Wednesday, 20 March, 1918
Advance of 6th Battalion The Royal Irish Rifles, Palestine.

There were many significant ‘actions’ listed by our antecedent Regiments at the end of the First World War. Each of the ‘Regimental Committee on Battle Honours’ considered actions that could be awarded as a ‘Battle Honour’. The Royal Irish Rifles listed some forty actions that led to the award of ten Battle Honours; one of the actions was TELL ‘ASUR in Palestine.

The 6th Battalion The Royal Irish Rifles began the month of March 1918 as 29 Brigade's reserve battalion during the 10th (Irish) Division’s pursuit of the Turks across the Judean Hills. The advance was over difficult and arduous terrain. The Battalion moved forward to lead the advance as the Turks took a stand in an area known as Hill 30. Turkish artillery and machine-gun fire disrupted the Rifle’s attacks, especially from the machine-guns sited in enfilade positions. It was difficult to engage such a target with artillery fire as shells could not, due to a low flight trajectory, be dropped into these enfiladed positions. Modern warfare would deploy a highly mobile medium or light mortar with its high trajectory capable of dropping a bomb into a steep-sided feature (such as a wadi river bed).

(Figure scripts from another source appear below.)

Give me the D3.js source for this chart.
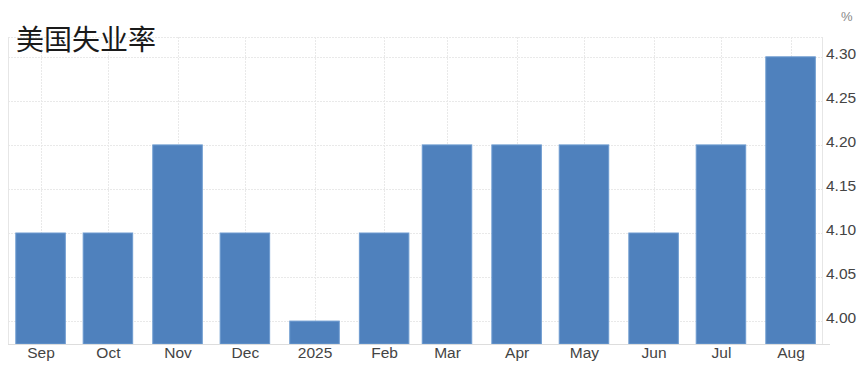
<!DOCTYPE html>
<html>
<head>
<meta charset="utf-8">
<script src="https://cdn.jsdelivr.net/npm/d3@7"></script>
<style>
  body { margin: 0; background: #fff; }
</style>
</head>
<body>
<div id="chart"></div>
<script>
// data
var months = ["2024-09-01","2024-10-01","2024-11-01","2024-12-01","2025-01-01","2025-02-01",
              "2025-03-01","2025-04-01","2025-05-01","2025-06-01","2025-07-01","2025-08-01"];
var monthLabels = ["Sep","Oct","Nov","Dec","2025","Feb","Mar","Apr","May","Jun","Jul","Aug"];
var rates = [4.1, 4.1, 4.2, 4.1, 4.0, 4.1, 4.2, 4.2, 4.2, 4.1, 4.2, 4.3];
var yTicks = [4.00, 4.05, 4.10, 4.15, 4.20, 4.25, 4.30];

const width = 864, height = 370;
const plot = {left: 8, right: 822, top: 37, bottom: 344};
const parse = d3.timeParse("%Y-%m-%d");

var dataset = months.map(function(m, i) {
    return {date: parse(m), value: rates[i], label: monthLabels[i]};
});

var svg = d3.select("#chart")
    .append("svg")
        .attr("width", width)
        .attr("height", height);

var xScale = d3.scaleTime()
    .domain([new Date(2024, 7, 17, 12), new Date(2025, 7, 15)])
    .range([plot.left, plot.right]);

var yScale = d3.scaleLinear()
    .domain([3.974, 4.3225])
    .range([plot.bottom, plot.top]);

var barWidth = 49.5;

// horizontal grid
svg.append("g")
    .selectAll("line")
    .data(yTicks.concat([yScale.domain()[1]]))
    .enter().append("line")
        .attr("x1", plot.left)
        .attr("x2", plot.right)
        .attr("y1", function(d) { return Math.round(yScale(d)) + 0.5; })
        .attr("y2", function(d) { return Math.round(yScale(d)) + 0.5; })
        .style("stroke", "#e9e9e9")
        .style("stroke-dasharray", "2,1");

// vertical grid at each month
svg.append("g")
    .selectAll("line")
    .data(dataset)
    .enter().append("line")
        .attr("x1", function(d) { return Math.round(xScale(d.date)) + 0.5; })
        .attr("x2", function(d) { return Math.round(xScale(d.date)) + 0.5; })
        .attr("y1", plot.top)
        .attr("y2", plot.bottom)
        .style("stroke", "#e9e9e9")
        .style("stroke-dasharray", "2,1");

// plot borders
svg.append("line")
    .attr("x1", plot.left + 0.5).attr("x2", plot.left + 0.5)
    .attr("y1", plot.top).attr("y2", plot.bottom)
    .style("stroke", "#e6e6e6");
svg.append("line")
    .attr("x1", plot.right + 0.5).attr("x2", plot.right + 0.5)
    .attr("y1", plot.top).attr("y2", plot.bottom)
    .style("stroke", "#e6e6e6");

// bars
svg.append("g")
    .selectAll("rect")
    .data(dataset)
    .enter().append("rect")
        .attr("x", function(d) { return xScale(d.date) - barWidth / 2; })
        .attr("y", function(d) { return yScale(d.value); })
        .attr("width", barWidth)
        .attr("height", function(d) { return plot.bottom - yScale(d.value); })
        .style("fill", "#4f81bd")
        .style("stroke", "#6d9bd0")
        .style("stroke-width", 1);

// x axis
const xAxis = d3.axisBottom(xScale)
    .tickValues(dataset.map(function(d) { return d.date; }))
    .tickFormat(function(d, i) { return monthLabels[i]; })
    .tickSize(0)
    .tickPadding(3);
svg.append("g")
    .attr("transform", `translate(0,${plot.bottom})`)
    .call(xAxis)
    .call(g => g.select(".domain").attr("d", `M${plot.left},0.5H${plot.right + 8}`).style("stroke", "#dddddd"))
    .selectAll("text")
        .style("font-family", "Liberation Sans, Arial, sans-serif")
        .style("font-size", "15.5px")
        .style("fill", "#444");

// y axis
const yAxis = d3.axisRight(yScale)
    .tickValues(yTicks)
    .tickFormat(d3.format(".2f"))
    .tickSize(0)
    .tickPadding(4);
svg.append("g")
    .attr("transform", `translate(${plot.right},0)`)
    .call(yAxis)
    .call(g => g.select(".domain").remove())
    .selectAll("text")
        .attr("dy", "0.12em")
        .style("font-family", "Liberation Sans, Arial, sans-serif")
        .style("font-size", "15.5px")
        .style("fill", "#444");

// unit
svg.append("text")
    .attr("x", 841)
    .attr("y", 21)
    .style("font-family", "Liberation Sans, Arial, sans-serif")
    .style("font-size", "13px")
    .style("fill", "#888")
    .text("%");

// title
svg.append("text")
    .attr("x", 16)
    .attr("y", 50)
    .style("font-family", "Noto Sans CJK SC, sans-serif")
    .style("font-size", "28px")
    .style("fill", "#1a1a1a")
    .text("美国失业率");
</script>
</body>
</html>
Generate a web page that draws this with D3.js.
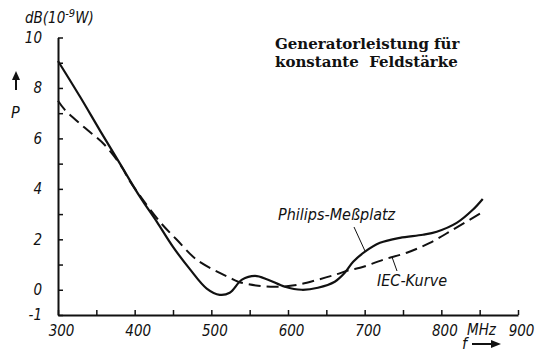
<!DOCTYPE html>
<html>
<head>
<meta charset="utf-8">
<script src="https://cdn.jsdelivr.net/npm/d3@7"></script>
<style>
  html, body { margin: 0; padding: 0; background: #fff; }
  svg { display: block; }
  .lbl { font-family: "DejaVu Sans Condensed", "DejaVu Sans", sans-serif; font-style: italic; fill: #111; }
  .title { font-family: "DejaVu Serif", serif; font-weight: bold; font-size: 15px; fill: #111; }
</style>
</head>
<body>
<svg id="chart" width="540" height="352"></svg>
<script>
// Frequency (MHz) and generator power (dB re 1e-9 W)
const philipsFreq = [300, 329, 355, 381, 407, 429, 450, 472, 494, 511, 524, 540, 557, 574, 596, 618, 639, 661, 674, 685, 700, 720, 746, 776, 794, 820, 841, 854];
const philipsPower = [9.07, 7.64, 6.30, 4.99, 3.68, 2.69, 1.70, 0.82, 0.05, -0.2, -0.12, 0.40, 0.55, 0.40, 0.12, 0.0, 0.08, 0.32, 0.67, 1.11, 1.50, 1.86, 2.06, 2.18, 2.30, 2.65, 3.17, 3.60];

const iecFreq = [300, 309, 335, 361, 384, 391, 407, 433, 455, 481, 511, 524, 535, 561, 587, 613, 639, 661, 681, 694, 724, 755, 785, 815, 852];
const iecPower = [7.49, 7.13, 6.42, 5.74, 4.83, 4.44, 3.72, 2.69, 1.98, 1.19, 0.67, 0.48, 0.32, 0.16, 0.12, 0.20, 0.40, 0.59, 0.79, 0.87, 1.19, 1.47, 1.86, 2.38, 3.05];

const xTicks = [300, 350, 400, 450, 500, 550, 600, 650, 700, 750, 800, 850, 900];
const xTickLabels = [300, 400, 500, 600, 700, 800, 900];
const yTicks = [-1, 0, 1, 2, 3, 4, 5, 6, 7, 8, 9, 10];
const yTickLabels = [-1, 0, 2, 4, 6, 8, 10];

const svg = d3.select("#chart");

const x = d3.scaleLinear().domain([300, 900]).range([58, 518]);
const y = d3.scaleLinear().domain([-1, 10]).range([315, 37.5]);

// Axes: ticks point into the plot, labels outside
const xAxis = d3.axisBottom(x)
  .tickValues(xTicks)
  .tickSizeInner(-5).tickSizeOuter(0).tickPadding(10)
  .tickFormat(d => xTickLabels.includes(d) ? String(d) : "");
const yAxis = d3.axisLeft(y)
  .tickValues(yTicks)
  .tickSizeInner(-5).tickSizeOuter(0).tickPadding(16)
  .tickFormat(d => yTickLabels.includes(d) ? String(d) : "");

const gx = svg.append("g").attr("transform", `translate(0,${y(-1)})`).call(xAxis);
const gy = svg.append("g").attr("transform", `translate(${x(300)},0)`).call(yAxis);

[gx, gy].forEach(g => {
  g.select(".domain").attr("stroke", "#111").attr("stroke-width", 2);
  g.selectAll(".tick line").attr("stroke", "#111").attr("stroke-width", 1.5);
  g.selectAll(".tick text")
    .attr("class", "lbl")
    .style("font-size", "15px")
    .attr("fill", "#111");
});
gx.selectAll(".tick text").attr("dx", "3");

// Curves
const line = (fs, ps) => d3.line()
  .x((d, i) => x(fs[i]))
  .y((d, i) => y(ps[i]))
  .curve(d3.curveCatmullRom.alpha(0.5))(fs);

svg.append("path")
  .attr("d", line(iecFreq, iecPower))
  .attr("fill", "none").attr("stroke", "#111")
  .attr("stroke-width", 2).attr("stroke-dasharray", "12,6");

svg.append("path")
  .attr("d", line(philipsFreq, philipsPower))
  .attr("fill", "none").attr("stroke", "#111")
  .attr("stroke-width", 2.2);

// Curve labels with leader lines
svg.append("text").attr("class", "lbl").style("font-size", "16px")
  .attr("x", 278).attr("y", 220).text("Philips-Meßplatz");
svg.append("line").attr("x1", 354).attr("y1", 227).attr("x2", 365).attr("y2", 251)
  .attr("stroke", "#111").attr("stroke-width", 1);

svg.append("text").attr("class", "lbl").style("font-size", "16px")
  .attr("x", 377).attr("y", 286).text("IEC-Kurve");
svg.append("line").attr("x1", 392).attr("y1", 257).attr("x2", 397).attr("y2", 271)
  .attr("stroke", "#111").attr("stroke-width", 1);

// Title
svg.append("text").attr("class", "title").attr("x", 275).attr("y", 49).text("Generatorleistung für");
svg.append("text").attr("class", "title").attr("x", 275).attr("y", 67)
  .attr("xml:space", "preserve").style("white-space", "pre").text("konstante  Feldstärke");

// Y unit and quantity
const unit = svg.append("text").attr("class", "lbl").style("font-size", "15px")
  .attr("x", 25).attr("y", 23);
unit.append("tspan").text("dB(10");
unit.append("tspan").attr("dy", -6).style("font-size", "11px").text("-9");
unit.append("tspan").attr("dy", 6).text("W)");

svg.append("line").attr("x1", 16).attr("y1", 90).attr("x2", 16).attr("y2", 78)
  .attr("stroke", "#111").attr("stroke-width", 2);
svg.append("path").attr("d", "M12,80 L16,71 L20,80 Z").attr("fill", "#111");
svg.append("text").attr("class", "lbl").style("font-size", "16px")
  .attr("x", 11).attr("y", 118).text("P");

// X unit and quantity
svg.append("text").attr("class", "lbl").style("font-size", "15px")
  .attr("x", 467).attr("y", 335).text("MHz");
svg.append("text").attr("class", "lbl").style("font-size", "16px")
  .attr("x", 462).attr("y", 349).text("f");
svg.append("line").attr("x1", 472).attr("y1", 344).attr("x2", 493).attr("y2", 344)
  .attr("stroke", "#111").attr("stroke-width", 2);
svg.append("path").attr("d", "M491,340 L501,344 L491,348 Z").attr("fill", "#111");
</script>
</body>
</html>
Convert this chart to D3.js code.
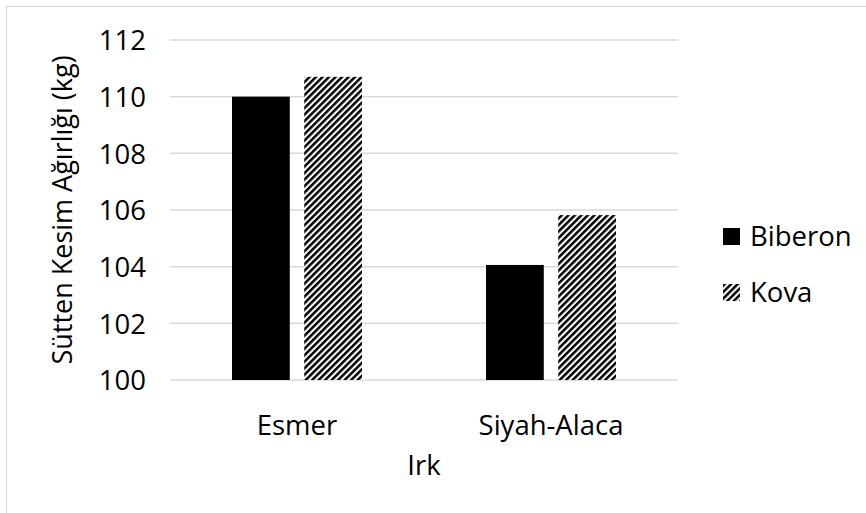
<!DOCTYPE html>
<html>
<head>
<meta charset="utf-8">
<script src="https://cdn.jsdelivr.net/npm/d3@7/dist/d3.min.js"></script>
<style>
  html, body { margin: 0; padding: 0; background: #fff; }
  svg { display: block; font-family: "Open Sans", sans-serif; }
</style>
</head>
<body>
<svg id="chart" width="866" height="513"></svg>
<script>
// Breeds (x categories), feeding methods (series) and weaning weights (kg)
const categories = ["Esmer", "Siyah-Alaca"];
const seriesNames = ["Biberon", "Kova"];
const biberonValues = [110.0, 104.06];
const kovaValues = [110.7, 105.82];
const yTicks = [100, 102, 104, 106, 108, 110, 112];
const yTitle = "Sütten Kesim Ağırlığı (kg)";
const xTitle = "Irk";

const seriesValues = { Biberon: biberonValues, Kova: kovaValues };

const svg = d3.select("#chart");
const W = 866, H = 513;
const plot = { left: 170, right: 678, top: 40, bottom: 380 };
const FS = 27.5;

// stripe pattern for the "Kova" series
const P = 4.6;
const defs = svg.append("defs");
const pat = defs.append("pattern")
  .attr("id", "hatch")
  .attr("patternUnits", "userSpaceOnUse")
  .attr("width", P).attr("height", P)
  .attr("patternTransform", "rotate(45)");
pat.append("rect").attr("width", P).attr("height", P).attr("fill", "#fff");
pat.append("rect").attr("x", 0).attr("width", 2.5).attr("height", P).attr("fill", "#000");

// outer chart border
svg.append("rect")
  .attr("x", 6.5).attr("y", 6.5)
  .attr("width", W + 10).attr("height", H + 10)
  .attr("fill", "none").attr("stroke", "#d9d9d9").attr("stroke-width", 1.3);

const y = d3.scaleLinear().domain([100, 112]).range([plot.bottom, plot.top]);
const x0 = d3.scaleBand().domain(categories).range([plot.left, plot.right]).padding(0);
const x1 = d3.scaleBand().domain(seriesNames)
  .range([62, x0.bandwidth() - 62]).paddingInner(0.2).paddingOuter(0);

// gridlines
svg.append("g")
  .selectAll("line")
  .data(yTicks)
  .join("line")
  .attr("x1", plot.left).attr("x2", plot.right)
  .attr("y1", d => y(d)).attr("y2", d => y(d))
  .attr("stroke", "#d9d9d9").attr("stroke-width", 1.5);

// y axis labels
const yAxis = d3.axisLeft(y).tickValues(yTicks).tickSize(0).tickPadding(0);
const gy = svg.append("g").attr("transform", "translate(146,0)").call(yAxis);
gy.select(".domain").remove();
gy.selectAll("text")
  .attr("font-family", "Open Sans, sans-serif")
  .attr("font-size", FS).attr("fill", "#000").attr("dy", "0.36em");

// bars
const groups = svg.append("g")
  .selectAll("g")
  .data(categories)
  .join("g")
  .attr("transform", d => `translate(${x0(d)},0)`);

groups.selectAll("rect")
  .data((c, i) => seriesNames.map(s => ({ s, v: seriesValues[s][i] })))
  .join("rect")
  .attr("x", d => x1(d.s))
  .attr("width", x1.bandwidth())
  .attr("y", d => y(d.v))
  .attr("height", d => y(100) - y(d.v))
  .attr("fill", d => d.s === "Kova" ? "url(#hatch)" : "#000");

// x axis labels
const xAxis = d3.axisBottom(x0).tickSize(0).tickPadding(0);
const gx = svg.append("g").attr("transform", `translate(0,${plot.bottom})`).call(xAxis);
gx.select(".domain").remove();
gx.selectAll("text")
  .attr("font-family", "Open Sans, sans-serif")
  .attr("font-size", FS).attr("fill", "#000")
  .attr("y", 0).attr("dy", 55);

// axis titles
svg.append("text")
  .attr("x", (plot.left + plot.right) / 2).attr("y", 475)
  .attr("text-anchor", "middle").attr("font-size", FS).attr("fill", "#000")
  .text(xTitle);

svg.append("text")
  .attr("transform", `translate(72,210) rotate(-90)`)
  .attr("text-anchor", "middle").attr("font-size", 27).attr("fill", "#000")
  .text(yTitle);

// legend
const legend = svg.append("g")
  .selectAll("g")
  .data(seriesNames)
  .join("g")
  .attr("transform", (d, i) => `translate(723,${228 + i * 56})`);
legend.append("rect")
  .attr("width", 17).attr("height", 17)
  .attr("fill", d => d === "Kova" ? "url(#hatch)" : "#000");
legend.append("text")
  .attr("x", 27).attr("y", 18)
  .attr("font-size", FS).attr("fill", "#000")
  .text(d => d);
</script>
</body>
</html>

IWMQ12554Any advance was achieved by a series of short rushes and a tenacity to defend against Turkish counter attacks. Leadership by courage was displayed, especially by the officers of B Company, constantly forward and exposed to the enemy, as the company crept on beyond its flanking support. Such was the proximity to the enemy that any movement by the Company’s Runners (messengers) also attracted accurate and deadly rifle fire. Eventually, after several days of action, the forward recce discovered that the Turks had withdrawn. The Battalion advanced and occupied Hill 30. The Turkish artillery shelled the feature heavily on 12 March and as the Battalion patrolled forward they discovered that the Turks chose not to occupy set defensive positions but rather to skirmish in strength and attack the Battalion's advance posts at night.

The Battalion was relieved on 20 March 1918 and moved into wadis to the rear. There, the Duke of Connaught visited the 10th (Irish) Division and presented medals for the gallant conduct by many individuals during the recent fighting.